*Exercise instructions:* Type out the data exactly as given. Skip any image.

-- Begin Stored data --

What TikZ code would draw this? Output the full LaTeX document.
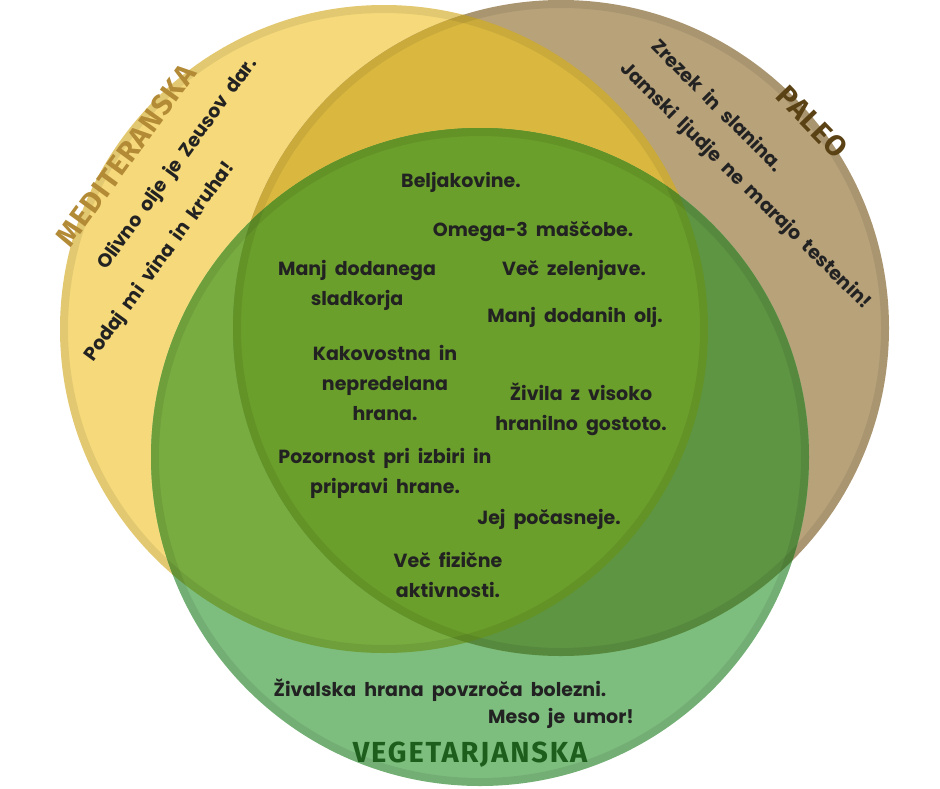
\documentclass[tikz,border=0pt]{standalone}
\usepackage{fontspec}
\setmainfont{Poppins}
\newfontfamily\titlefont[LetterSpace=4]{Fira Sans}
\newfontfamily\vegfont[LetterSpace=6.5]{Fira Sans}
\definecolor{cY}{HTML}{F5D97A}
\definecolor{cT}{HTML}{B7A27A}
\definecolor{cG}{HTML}{7DBE7E}
\definecolor{cYT}{HTML}{DAB840}
\definecolor{cYG}{HTML}{78AC40}
\definecolor{cTG}{HTML}{5E9543}
\definecolor{cYTG}{HTML}{6B9F2B}
\definecolor{ink}{HTML}{222222}
\definecolor{medc}{HTML}{B38A35}
\definecolor{paleoc}{HTML}{5B4215}
\definecolor{vegc}{HTML}{1D5E1D}
\newcommand{\widesp}{\spaceskip=0.42em plus 0.1em\relax}
\tikzset{
  border/.style={draw=black, draw opacity=0.075, line width=8pt},
  txt/.style={text=ink, font=\bfseries\fontsize{19}{30}\selectfont\widesp, align=center, inner sep=0pt},
  ttl/.style={font=\titlefont\bfseries\fontsize{29}{30}\selectfont, inner sep=0pt}
}
\begin{document}
\begin{tikzpicture}[x=1pt,y=-1pt]
\useasboundingbox (0,0) rectangle (940,788);
\coordinate (cy) at (384,329);
\coordinate (ct) at (561,328);
\coordinate (cg) at (480,457);
% base fills
\fill[cY] (cy) circle[radius=324];
\fill[cT] (ct) circle[radius=328];
\fill[cG] (cg) circle[radius=329];
% overlaps
\begin{scope}
  \clip (cy) circle[radius=324];
  \fill[cYT] (ct) circle[radius=328];
\end{scope}
\begin{scope}
  \clip (cy) circle[radius=324];
  \fill[cYG] (cg) circle[radius=329];
\end{scope}
\begin{scope}
  \clip (ct) circle[radius=328];
  \fill[cTG] (cg) circle[radius=329];
\end{scope}
\begin{scope}
  \clip (cy) circle[radius=324];
  \clip (ct) circle[radius=328];
  \fill[cYTG] (cg) circle[radius=329];
\end{scope}
% borders
\draw[border] (cy) circle[radius=320];
\draw[border] (ct) circle[radius=324];
\draw[border] (cg) circle[radius=325];
% titles
\node[ttl, text=medc, rotate=54] (tmed) at (126,155) {MEDITERANSKA};
\node[ttl, text=paleoc, rotate=-46] (tpal) at (812,122) {PALEO};
\node[ttl, text=vegc, font=\vegfont\bfseries\fontsize{29}{30}\selectfont] (tveg) at (470,755) {VEGETARJANSKA};
% outer texts
\node[txt, rotate=54] (m1) at (178,164) {Olivno olje je Zeusov dar.};
\node[txt, rotate=54] (m2) at (160,262) {Podaj mi vina in kruha!};
\node[txt, rotate=-45] (p1) at (718,105) {Zrezek in slanina.};
\node[txt, rotate=-44.5] (p2) at (745,186) {Jamski ljudje ne marajo testenin!};
\node[txt] (v1) at (440,690) {Živalska hrana povzroča bolezni.};
\node[txt] (v2) at (561,718) {Meso je umor!};
% centre texts
\node[txt] (c1) at (461,182) {Beljakovine.};
\node[txt] (c2) at (533,232) {Omega-3 maščobe.};
\node[txt] (c3) at (357,285) {Manj dodanega\\sladkorja};
\node[txt] (c4) at (574,270) {Več zelenjave.};
\node[txt] (c5) at (575,317) {Manj dodanih olj.};
\node[txt] (c6) at (385,383) {Kakovostna in\\nepredelana\\hrana.};
\node[txt] (c7) at (581,409) {Živila z visoko\\hranilno gostoto.};
\node[txt] (c8) at (385,473) {Pozornost pri izbiri in\\pripravi hrane.};
\node[txt] (c9) at (549,519) {Jej počasneje.};
\node[txt] (c10) at (448,575) {Več fizične\\aktivnosti.};
\end{tikzpicture}
\end{document}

-- End Stored data --

*Output for this exercise:*
What TikZ code would draw this? Output the full LaTeX document.
\documentclass[tikz,border=0pt]{standalone}
\usepackage{fontspec}
\setmainfont{Poppins}
\newfontfamily\titlefont[LetterSpace=4]{Fira Sans}
\newfontfamily\vegfont[LetterSpace=6.5]{Fira Sans}
\definecolor{cY}{HTML}{F5D97A}
\definecolor{cT}{HTML}{B7A27A}
\definecolor{cG}{HTML}{7DBE7E}
\definecolor{cYT}{HTML}{DAB840}
\definecolor{cYG}{HTML}{78AC40}
\definecolor{cTG}{HTML}{5E9543}
\definecolor{cYTG}{HTML}{6B9F2B}
\definecolor{ink}{HTML}{222222}
\definecolor{medc}{HTML}{B38A35}
\definecolor{paleoc}{HTML}{5B4215}
\definecolor{vegc}{HTML}{1D5E1D}
\newcommand{\widesp}{\spaceskip=0.42em plus 0.1em\relax}
\tikzset{
  border/.style={draw=black, draw opacity=0.075, line width=8pt},
  txt/.style={text=ink, font=\bfseries\fontsize{19}{30}\selectfont\widesp, align=center, inner sep=0pt},
  ttl/.style={font=\titlefont\bfseries\fontsize{29}{30}\selectfont, inner sep=0pt}
}
\begin{document}
\begin{tikzpicture}[x=1pt,y=-1pt]
\useasboundingbox (0,0) rectangle (940,788);
\coordinate (cy) at (384,329);
\coordinate (ct) at (561,328);
\coordinate (cg) at (480,457);
% base fills
\fill[cY] (cy) circle[radius=324];
\fill[cT] (ct) circle[radius=328];
\fill[cG] (cg) circle[radius=329];
% overlaps
\begin{scope}
  \clip (cy) circle[radius=324];
  \fill[cYT] (ct) circle[radius=328];
\end{scope}
\begin{scope}
  \clip (cy) circle[radius=324];
  \fill[cYG] (cg) circle[radius=329];
\end{scope}
\begin{scope}
  \clip (ct) circle[radius=328];
  \fill[cTG] (cg) circle[radius=329];
\end{scope}
\begin{scope}
  \clip (cy) circle[radius=324];
  \clip (ct) circle[radius=328];
  \fill[cYTG] (cg) circle[radius=329];
\end{scope}
% borders
\draw[border] (cy) circle[radius=320];
\draw[border] (ct) circle[radius=324];
\draw[border] (cg) circle[radius=325];
% titles
\node[ttl, text=medc, rotate=54] (tmed) at (126,155) {MEDITERANSKA};
\node[ttl, text=paleoc, rotate=-46] (tpal) at (812,122) {PALEO};
\node[ttl, text=vegc, font=\vegfont\bfseries\fontsize{29}{30}\selectfont] (tveg) at (470,755) {VEGETARJANSKA};
% outer texts
\node[txt, rotate=54] (m1) at (178,164) {Olivno olje je Zeusov dar.};
\node[txt, rotate=54] (m2) at (160,262) {Podaj mi vina in kruha!};
\node[txt, rotate=-45] (p1) at (718,105) {Zrezek in slanina.};
\node[txt, rotate=-44.5] (p2) at (745,186) {Jamski ljudje ne marajo testenin!};
\node[txt] (v1) at (440,690) {Živalska hrana povzroča bolezni.};
\node[txt] (v2) at (561,718) {Meso je umor!};
% centre texts
\node[txt] (c1) at (461,182) {Beljakovine.};
\node[txt] (c2) at (533,232) {Omega-3 maščobe.};
\node[txt] (c3) at (357,285) {Manj dodanega\\sladkorja};
\node[txt] (c4) at (574,270) {Več zelenjave.};
\node[txt] (c5) at (575,317) {Manj dodanih olj.};
\node[txt] (c6) at (385,383) {Kakovostna in\\nepredelana\\hrana.};
\node[txt] (c7) at (581,409) {Živila z visoko\\hranilno gostoto.};
\node[txt] (c8) at (385,473) {Pozornost pri izbiri in\\pripravi hrane.};
\node[txt] (c9) at (549,519) {Jej počasneje.};
\node[txt] (c10) at (448,575) {Več fizične\\aktivnosti.};
\end{tikzpicture}
\end{document}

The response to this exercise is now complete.